I used to think that Tom Hank’s friend, Wilson, in the movie Castaway was rather strange. Who names a volleyball? That all changed this year when I met a tree named John while hunting. Our situations were similar, Tom’s and mine. He was on a remote island surround by nothing, and I was in my deer stand surrounded by nothing. So crazy!
Friendship is not something that can be forced, it must happen naturally. It wasn’t until my third or fourth hunt in the area that I noticed John. I looked up from my pantsless position I’d taken against a nearby tree to see him staring right at me. Talk about embarrassing! Once I dressed, I made my way over to him and tried to act like nothing happened.
We didn’t speak for a long time. How do you break the silence after something like that? Fortunately for me, John had a sense a humor and we laughed it off.
“You think that’s bad?” he said. “You should see what happens here during the middle of the night.”
“Ugh. Tell me about it.” I replied.
I wasn’t actually asking him to tell me about it, but the tone of my voice must have gone right over his head. He proceeded to launch into an endless progression of stories about deer pooping incessantly at the base of his tree, bucks making scrapes and rubs as far as he could see as well as performing unspeakable acts with does all around him.
Once he started talking I couldn’t shut him up. More stories about woodland critters followed. Moose, bear, coyotes, and porcupines – he had stories about all of them. He even claimed mountain lions had passed by. What a storyteller.
I was well aware of the mountain lions, but his stories of the bucks I didn’t believe.

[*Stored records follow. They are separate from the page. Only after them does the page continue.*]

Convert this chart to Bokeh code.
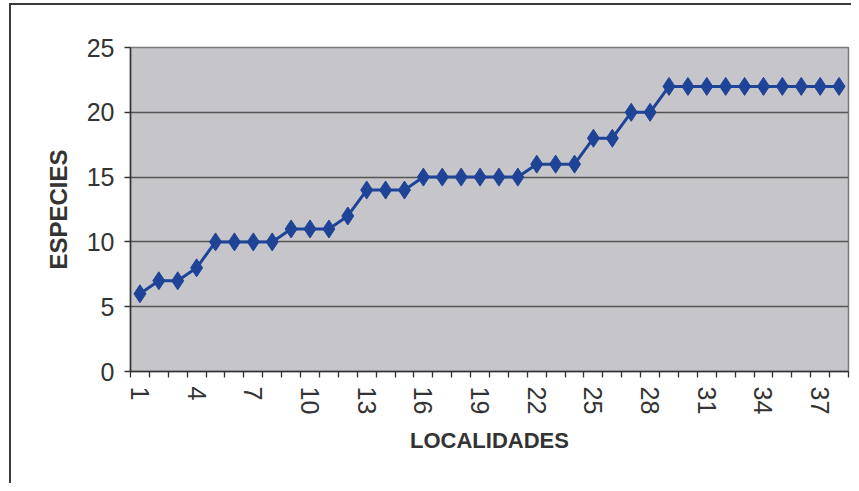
from bokeh.plotting import figure
from bokeh.models import FixedTicker, Range1d
from bokeh.embed import file_html
from bokeh.resources import INLINE

localidades = list(range(1, 39))
especies = [6, 7, 7, 8, 10, 10, 10, 10, 11, 11, 11, 12, 14, 14, 14, 15, 15, 15, 15, 15,
            15, 16, 16, 16, 18, 18, 20, 20, 22, 22, 22, 22, 22, 22, 22, 22, 22, 22]
x_tick_labels = list(range(1, 39, 3))
y_ticks = [0, 5, 10, 15, 20, 25]

FONT = "Liberation Sans"
TXT = "#333333"
FRAME = "#3a3a3a"

p = figure(width=851, height=483, output_backend="svg", toolbar_location=None,
           x_range=Range1d(0.5, len(localidades) + 0.5), y_range=Range1d(0, 25),
           min_border_left=130, min_border_right=3, min_border_top=47, min_border_bottom=112)

p.border_fill_color = None
p.background_fill_color = "#c6c6ca"
p.outline_line_color = "#7a7a7a"
p.outline_line_width = 1.5
p.styles = {
    "background": (f"linear-gradient({FRAME},{FRAME}) 9px 3px / 2px 100% no-repeat, "
                   f"linear-gradient({FRAME},{FRAME}) 9px 3px / 100% 2px no-repeat, white"),
}

p.line(localidades, especies, line_color="#1f4396", line_width=3)
p.scatter(localidades, especies, marker="diamond", size=18, fill_color="#1f4396",
          line_color="#1f4396")

# x axis
xa = p.xaxis[0]
xa.ticker = FixedTicker(ticks=x_tick_labels,
                        minor_ticks=[i + 0.5 for i in range(0, len(localidades) + 1)])
xa.major_tick_line_color = None
xa.minor_tick_in = 0
xa.minor_tick_out = 6
xa.minor_tick_line_color = TXT
xa.minor_tick_line_width = 1.3
xa.axis_line_color = TXT
xa.axis_line_width = 1.5
xa.major_label_orientation = "vertical"
xa.major_label_text_font = FONT
xa.major_label_text_font_size = "25px"
xa.major_label_text_color = TXT
xa.major_label_standoff = 9
xa.axis_label = "LOCALIDADES"
xa.axis_label_text_font = FONT
xa.axis_label_text_font_size = "22px"
xa.axis_label_text_font_style = "bold"
xa.axis_label_text_color = TXT
xa.axis_label_standoff = 11

# y axis
ya = p.yaxis[0]
ya.ticker = FixedTicker(ticks=y_ticks, minor_ticks=[])
ya.major_tick_in = 0
ya.major_tick_out = 6
ya.major_tick_line_color = TXT
ya.major_tick_line_width = 1.3
ya.axis_line_color = TXT
ya.axis_line_width = 1.5
ya.major_label_text_font = FONT
ya.major_label_text_font_size = "25px"
ya.major_label_text_color = TXT
ya.major_label_standoff = 10
ya.axis_label = "ESPECIES"
ya.axis_label_text_font = FONT
ya.axis_label_text_font_size = "24px"
ya.axis_label_text_font_style = "bold"
ya.axis_label_text_color = TXT
ya.axis_label_standoff = 12

p.xgrid.grid_line_color = None
p.ygrid.ticker = FixedTicker(ticks=y_ticks)
p.ygrid.grid_line_color = "#555555"
p.ygrid.grid_line_width = 1.3

open("out.html", "w").write(file_html(p, INLINE))
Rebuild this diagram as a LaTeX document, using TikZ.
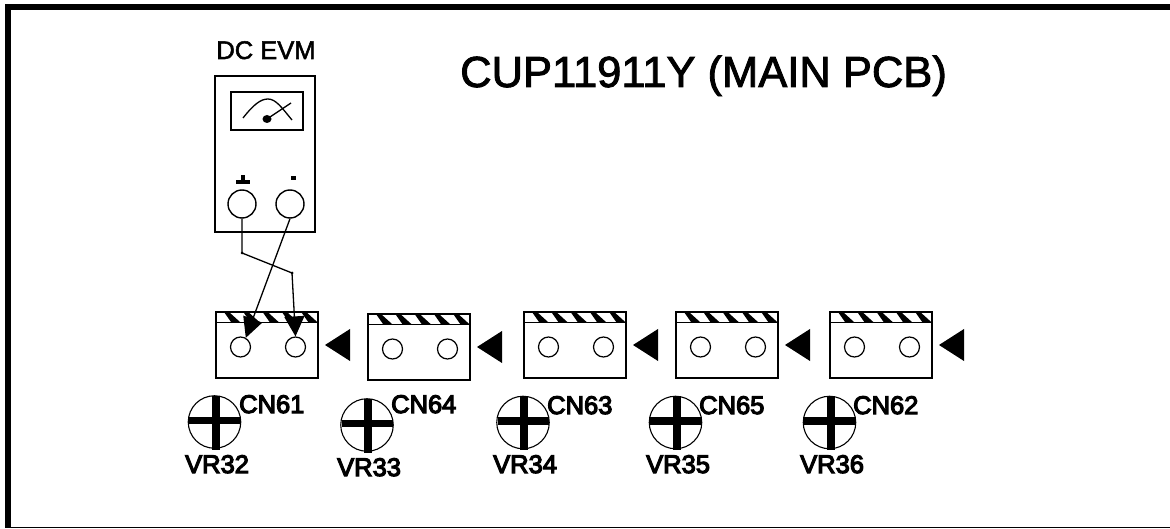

There was something about John that kept me coming back. Perhaps it was his sheer size that provided cover for me while I sat on my island surrounded by nothingness. Maybe it was the stories he told or the hugs that he gave each time I leaned on him for encouragement during the season. I felt so alone, yet he made me feel hopeful.
I’d be lying if I said I didn’t start to doubt his stories by the end of the season, however. The sheer number of deer he talked about seemed too good to be true. The bucks he described were the kind you’d see on one of those popular hunting shows on TV. After months of listening, I finally couldn’t take it anymore and lost it with him on the last day of the season.
“John, you tell me these stories of bucks and does, bobcats and bears, and a whole host of other animals and I haven’t seen a single one of them! Remember what I was doing the first day we met?! That’s what you’re full of! Right up to your crown! I’m having a hard time believing anything you say! I trusted you when you told me I was in the right place!”
“Oh no, you’re in the right place,” he confirmed calmly like only a mature tree could. “You’re just not here at the right time. You want to be here between 10 p.m. and 2 a.m. That’s when it all happens. My friend Carl the oak has the deer around him during the daylight. He’s on the next ridge over.”